In the initial years, the company attempted to employ Assamese locals, but this did not work out well. Local labour was disinterested in plantation jobs and was hard to tie down. The quest for migrant labour began in the 1860s. During this period, the British were in the midst of recruiting a Coolie workforce — a system of indentured labour to replace the recently abolished practice of slavery. Tribal groups of Central and Eastern India were seen as fitting candidates and were deployed to colonial plantations all over the world, including Assam.

Official investigations carried out in the years 1863 and 1873 reveal that labourers in Assam were not paid the minimum wage, the recruitment process was abusive, and the poor living conditions and use of corporal punishment resulted in high mortality rates. In her paper about the recruitment of women for colonial Assam’s tea plantations, historian Dr Samita Sen describes the tea industry in India as “the most spectacularly successful colonial business enterprise”. “In the case of Assam,” she continues, “built upon a highly exploitative and draconian labour regime.”

Fast forward to present day, where the tea industry is India’s largest private sector employer, estimated to be employing around 3.5 million workers. Globally, India is the second largest producer of tea. While plantations have expanded to other parts of the country, Assam remains a key producer. Most workers employed in the state’s plantations are descendants of the Coolie workforce created 150 years ago. One would imagine that the passage of time has seen them integrate into the Assamese society and enjoy protection of their human rights as promised by independent India’s Constitution. This is, however, far from the ground reality.

Low wages, a high rate of illiteracy, coupled with the lack of alternative employment opportunities have resulted in these workers falling into a vicious circle of poverty and deprivation, one generation after the other.

Civil society organisations working to improve the situation have reported hazardous working conditions, poor healthcare facilities, gender-based discrimination, and dilapidated housing facilities. The lack of a strong labour union also results in workers getting paid lower wages than the national average. Their identity as tribal migrants and non-native Assamese leaves these workers without much agency to negotiate their terms of employment. Although the Plantation Labour Act of 1951 seeks to ensure fair treatment and socio-economic security, workers continue to be exploited because implementation is not systematic.

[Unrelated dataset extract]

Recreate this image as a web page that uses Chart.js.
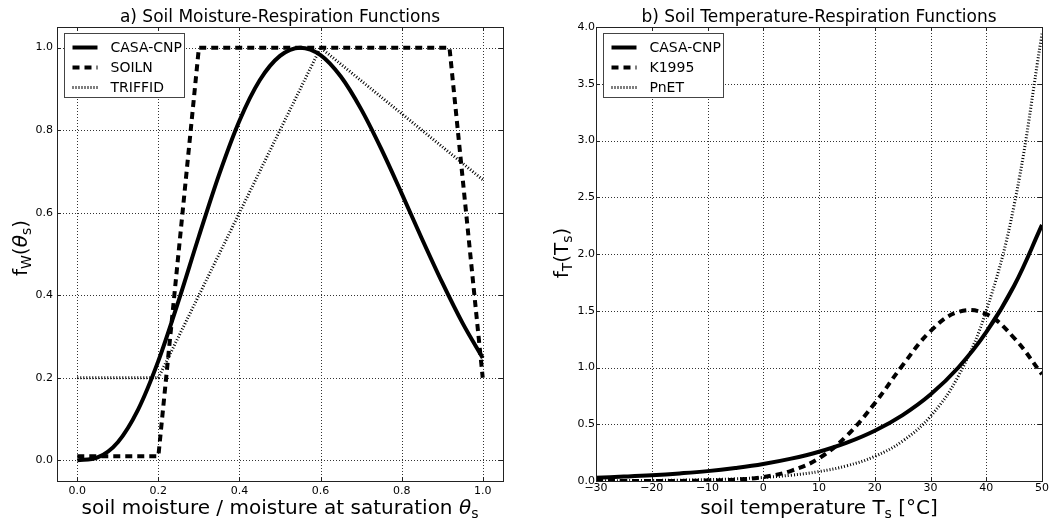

While these issues deserve government scrutiny, businesses must also play their part if the situation is to improve. Tea produced in Assam has a global market and is purchased by some of the biggest beverage corporations around the world. For instance, UK-based giants such as Unilever and Tata Tetley are known to purchase tea from the state. In fact, it is an indispensable component in the standard English Breakfast tea blend. This means that all English breakfast teas sold around the world are likely to contain tea sourced from Assam.

A growing number of international law practitioners and scholars have been pushing for corporations to be held accountable for the way workers are treated along their supply chains. Traditionally, ensuring labour and human rights is seen as the responsibility of governments. However, it is known that several factors, such as the level of economic development, corruption, and legal infrastructure impact the extent to which governments are able to protect workers. Corporations often maintain the stance that when it comes to the rights of workers employed in developing countries, their sole duty is to abide by national laws, even if those laws do not to meet international (or their home countries’) human rights standards.

Although some tea companies do pay attention to Assam and have supported or devised specific programmes to address human rights-related problems in the region, issues are not tackled in a systematic manner. On the whole, the gap between the situation on the ground and what companies report on Assam is striking. To make a significant impact on the human rights of plantation workers, businesses need to move away from the window dressing approach of corporate social responsibility (CSR) that allows them to cherry-pick issues that they wish to address. They must instead move to a more robust approach — one that places the protection of human rights at its core. Such an approach would entail acknowledging and identifying human rights issues in the supply chain, reporting about them in a transparent manner, and implementing strategies to ensure that all workers are protected to a degree that is seen as at par with international standards.

This shift may happen soon, at least for European companies. Several European countries are currently working towards implementing a human rights due diligence legislation. This would mean that companies are required to not only report but also to act to prevent, mitigate and redress human rights violations throughout their supply chains. This novel approach, embedding the UN Guiding Principles into law, could be a game-changer for Assam workers.